Yazı dizisinde yer alan Robert Kunzig imzalı makalede, son yıllarda katlanan nüfus artışı ve dünya kaynaklarının hızlı, hoyrat tüketimine dikkat çekilerek, bilimin ''insan ve gezegen arasındaki rekabetin''sonuçlarını kestiremediği, cevabın insanoğlunun ''henüz almadığı kararlara, oluşturmadığı fikirlere bağlı'' olduğu vurgulandı.
Makalede öne çıkan bazı bilgi ve değerlendirmeler şöyle:
- Tarihçiler, dünya nüfusunun 14. yüzyıldaki Kara Veba salgınından beri azalmadığını düşünüyor.
- 17. yüzyılda dünyada sadece yarım milyar kadar insan olduğunu tahmin ediliyor.

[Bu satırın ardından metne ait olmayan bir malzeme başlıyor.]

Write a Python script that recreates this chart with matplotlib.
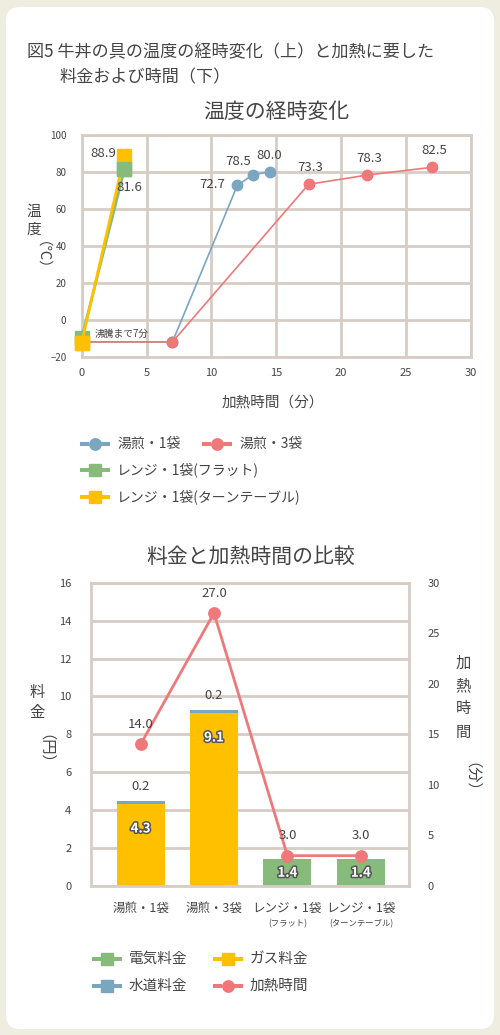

Binlerce yıl boyunca oldukça yavaş yükseldikten sonra, nüfus artışı o dönemde ivme kazanmaya başladı. 1930 yılı civarında nüfus 2 milyarı buldu. O zamandan beri de nüfus artışı akıl almaz bir hızla yükseliyor. Yirminci yüzyıldan önce hiçbir insan, kendi ömrü süresince insan nüfusunun ikiye katlandığına tanık olmamıştı, bugünse üçe katlandığını görmüş olanlar var. BM Nüfus Birimine göre, 2011 sonlarında dünya nüfusu 7 milyara ulaşacak.
YERALTI SUYU AZALIYOR, TOPRAK EROZYONA UĞRUYOR, BUZULLAR ERİYOR
- Nüfusta patlama yavaşlamış olsa da sona ermekten çok uzak. Artık ortalama yaşam süresindeki artışa ek olarak, dünyanın dört bir yanında çocuk sahibi olabilecek yaşta kadınların sayısı (1,8 milyar) öyle yüksek ki, küresel nüfus en az bir 20-30 yıl daha artmaya devam edecek.
- Nüfus artışı hala yılda 80 milyon kişi. Bu düşünüldüğünde, endişelenmemek zor. Şu an dünyamızdaki yeraltı suyu seviyesi alçalıyor, toprak erozyona uğruyor, buzullar eriyor, balık stokları yok oluyor. Her gün neredeyse bir milyar insan aç kalıyor. Bundan 20-30 yıl sonra, çoğu yoksul ülkelerde olmak üzere besleyecek yaklaşık 2 milyar boğaz ortaya çıkacak. Peki nasıl olacak?
''6 KİŞİDEN 1'İ HİNDİSTAN'DA OLACAK''
- BM, dünyanın 2030 yılına kadar nüfusun yenilenme düzeyine ulaşacağını öngörüyor. Kötü haberse 2030 yılına daha 20 yıl var ve o dönemde, tarihte görülmüş en kalabalık ergen nesli çocuk sahibi olacak yaşa gelecek.
Bu nesildeki kadınların her biri sadece 2 çocuk doğursa bile, nüfus kendi ivmesiyle en az çeyrek yüzyıl boyunca artış eğiliminde olacak. Bizi bir felaket mi bekliyor, yoksa o günlere gelindiğinde insanlar insanca, çevrelerini tahrip etmeden yaşıyor olabilecek mi? Kesin olan tek şey var: 6 kişiden 1'i Hindistan'da yaşıyor olacak.
''1 MİLYARDAN FAZLA İNSAN 'ORTA SINIF' OLACAK
- Dünya gayrisafi yurtiçi hasılası, 1980-2009 arasında iki kattan daha çok arttı. Son dönemdeki yükseliş, büyük oranda Çin ve Hindistan'daki ekonomik kalkınmanın bir sonucu ve yükselişi yönlendirmeye de devam edecek. Küresel ekonomik büyüme ve bunun getirdiği daha iyi yaşam standartları, kaynakların rekor düzeyde tüketildiği anlamına geliyor.
- Dünya Bankasının tahminlerine göre, 2030'da gelişmekte olan dünyada bir milyardan fazla insan, ''küresel orta sınıfa'' dahil olacak. 2005 yılında bu oran sadece 400 milyondu. Bu iyi bir şey. Ama bu insanlar, bugünkü Amerikalılarla aynı oranda et yer ve benzinli arabalar kullanırlarsa, gezegen için hiç de iyi olmayacak.
- 2030 yılında ortaya çıkacak yeni orta sınıfın doğmasını engellemek için artık çok geç, ama onların ve bizlerin yiyecek ve enerjiyi nasıl üretip tükettiğimizi değiştirmek için o kadar da değil.